<<<<
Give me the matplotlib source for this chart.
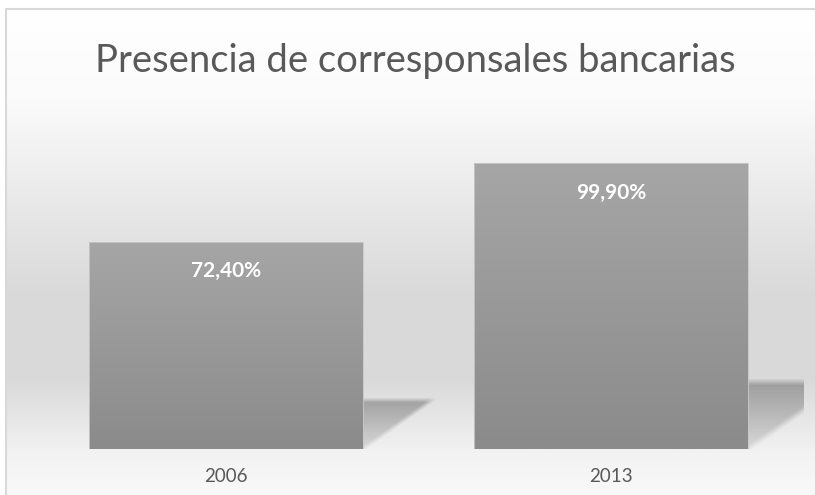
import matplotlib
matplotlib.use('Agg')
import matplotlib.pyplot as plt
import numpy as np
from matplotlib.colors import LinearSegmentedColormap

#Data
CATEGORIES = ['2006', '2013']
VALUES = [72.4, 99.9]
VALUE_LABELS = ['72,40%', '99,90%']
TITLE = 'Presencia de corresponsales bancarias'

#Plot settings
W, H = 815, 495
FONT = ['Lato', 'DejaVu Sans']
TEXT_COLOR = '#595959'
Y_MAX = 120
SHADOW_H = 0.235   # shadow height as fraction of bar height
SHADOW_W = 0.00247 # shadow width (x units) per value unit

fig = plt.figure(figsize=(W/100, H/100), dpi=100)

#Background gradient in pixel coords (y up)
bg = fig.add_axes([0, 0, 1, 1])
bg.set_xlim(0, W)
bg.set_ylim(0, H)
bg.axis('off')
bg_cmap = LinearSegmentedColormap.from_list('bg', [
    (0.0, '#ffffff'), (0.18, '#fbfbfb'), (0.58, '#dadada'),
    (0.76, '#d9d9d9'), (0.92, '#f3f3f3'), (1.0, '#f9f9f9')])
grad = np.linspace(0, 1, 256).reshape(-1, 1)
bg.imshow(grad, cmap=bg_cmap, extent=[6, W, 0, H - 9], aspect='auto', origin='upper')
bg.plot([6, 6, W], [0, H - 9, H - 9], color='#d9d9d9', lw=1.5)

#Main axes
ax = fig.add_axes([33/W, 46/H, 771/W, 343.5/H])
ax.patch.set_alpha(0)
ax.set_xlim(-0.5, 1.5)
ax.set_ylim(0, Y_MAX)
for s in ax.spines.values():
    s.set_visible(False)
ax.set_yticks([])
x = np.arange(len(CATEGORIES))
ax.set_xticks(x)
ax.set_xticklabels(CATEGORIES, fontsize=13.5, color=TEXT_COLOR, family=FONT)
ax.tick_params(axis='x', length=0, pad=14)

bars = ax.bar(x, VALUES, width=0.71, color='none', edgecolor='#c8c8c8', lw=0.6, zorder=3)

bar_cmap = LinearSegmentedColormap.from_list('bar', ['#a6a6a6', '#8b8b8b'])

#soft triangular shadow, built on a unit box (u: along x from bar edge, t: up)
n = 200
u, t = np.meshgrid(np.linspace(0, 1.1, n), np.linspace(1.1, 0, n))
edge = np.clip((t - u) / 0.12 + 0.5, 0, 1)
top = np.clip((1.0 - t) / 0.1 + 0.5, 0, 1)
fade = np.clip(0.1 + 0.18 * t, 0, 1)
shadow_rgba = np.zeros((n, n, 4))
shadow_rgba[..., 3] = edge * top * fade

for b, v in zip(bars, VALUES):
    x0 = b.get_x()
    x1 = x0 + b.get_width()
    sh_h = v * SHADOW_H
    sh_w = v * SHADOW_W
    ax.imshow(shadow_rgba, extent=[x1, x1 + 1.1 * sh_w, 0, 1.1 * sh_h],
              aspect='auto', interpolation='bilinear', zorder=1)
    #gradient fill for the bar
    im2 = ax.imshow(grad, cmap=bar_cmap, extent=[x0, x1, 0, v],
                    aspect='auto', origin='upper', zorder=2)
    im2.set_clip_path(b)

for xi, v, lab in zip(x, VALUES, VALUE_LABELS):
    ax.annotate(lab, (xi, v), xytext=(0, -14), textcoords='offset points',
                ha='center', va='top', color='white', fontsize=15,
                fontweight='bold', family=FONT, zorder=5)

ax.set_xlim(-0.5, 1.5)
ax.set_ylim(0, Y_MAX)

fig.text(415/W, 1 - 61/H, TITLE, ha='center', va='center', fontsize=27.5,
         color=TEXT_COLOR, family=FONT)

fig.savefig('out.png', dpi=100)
>>>>
Task goal: Write the listing out a second time exactly, dropping all images.

Exercise output:
Give me the matplotlib source for this chart.
import matplotlib
matplotlib.use('Agg')
import matplotlib.pyplot as plt
import numpy as np
from matplotlib.colors import LinearSegmentedColormap

#Data
CATEGORIES = ['2006', '2013']
VALUES = [72.4, 99.9]
VALUE_LABELS = ['72,40%', '99,90%']
TITLE = 'Presencia de corresponsales bancarias'

#Plot settings
W, H = 815, 495
FONT = ['Lato', 'DejaVu Sans']
TEXT_COLOR = '#595959'
Y_MAX = 120
SHADOW_H = 0.235   # shadow height as fraction of bar height
SHADOW_W = 0.00247 # shadow width (x units) per value unit

fig = plt.figure(figsize=(W/100, H/100), dpi=100)

#Background gradient in pixel coords (y up)
bg = fig.add_axes([0, 0, 1, 1])
bg.set_xlim(0, W)
bg.set_ylim(0, H)
bg.axis('off')
bg_cmap = LinearSegmentedColormap.from_list('bg', [
    (0.0, '#ffffff'), (0.18, '#fbfbfb'), (0.58, '#dadada'),
    (0.76, '#d9d9d9'), (0.92, '#f3f3f3'), (1.0, '#f9f9f9')])
grad = np.linspace(0, 1, 256).reshape(-1, 1)
bg.imshow(grad, cmap=bg_cmap, extent=[6, W, 0, H - 9], aspect='auto', origin='upper')
bg.plot([6, 6, W], [0, H - 9, H - 9], color='#d9d9d9', lw=1.5)

#Main axes
ax = fig.add_axes([33/W, 46/H, 771/W, 343.5/H])
ax.patch.set_alpha(0)
ax.set_xlim(-0.5, 1.5)
ax.set_ylim(0, Y_MAX)
for s in ax.spines.values():
    s.set_visible(False)
ax.set_yticks([])
x = np.arange(len(CATEGORIES))
ax.set_xticks(x)
ax.set_xticklabels(CATEGORIES, fontsize=13.5, color=TEXT_COLOR, family=FONT)
ax.tick_params(axis='x', length=0, pad=14)

bars = ax.bar(x, VALUES, width=0.71, color='none', edgecolor='#c8c8c8', lw=0.6, zorder=3)

bar_cmap = LinearSegmentedColormap.from_list('bar', ['#a6a6a6', '#8b8b8b'])

#soft triangular shadow, built on a unit box (u: along x from bar edge, t: up)
n = 200
u, t = np.meshgrid(np.linspace(0, 1.1, n), np.linspace(1.1, 0, n))
edge = np.clip((t - u) / 0.12 + 0.5, 0, 1)
top = np.clip((1.0 - t) / 0.1 + 0.5, 0, 1)
fade = np.clip(0.1 + 0.18 * t, 0, 1)
shadow_rgba = np.zeros((n, n, 4))
shadow_rgba[..., 3] = edge * top * fade

for b, v in zip(bars, VALUES):
    x0 = b.get_x()
    x1 = x0 + b.get_width()
    sh_h = v * SHADOW_H
    sh_w = v * SHADOW_W
    ax.imshow(shadow_rgba, extent=[x1, x1 + 1.1 * sh_w, 0, 1.1 * sh_h],
              aspect='auto', interpolation='bilinear', zorder=1)
    #gradient fill for the bar
    im2 = ax.imshow(grad, cmap=bar_cmap, extent=[x0, x1, 0, v],
                    aspect='auto', origin='upper', zorder=2)
    im2.set_clip_path(b)

for xi, v, lab in zip(x, VALUES, VALUE_LABELS):
    ax.annotate(lab, (xi, v), xytext=(0, -14), textcoords='offset points',
                ha='center', va='top', color='white', fontsize=15,
                fontweight='bold', family=FONT, zorder=5)

ax.set_xlim(-0.5, 1.5)
ax.set_ylim(0, Y_MAX)

fig.text(415/W, 1 - 61/H, TITLE, ha='center', va='center', fontsize=27.5,
         color=TEXT_COLOR, family=FONT)

fig.savefig('out.png', dpi=100)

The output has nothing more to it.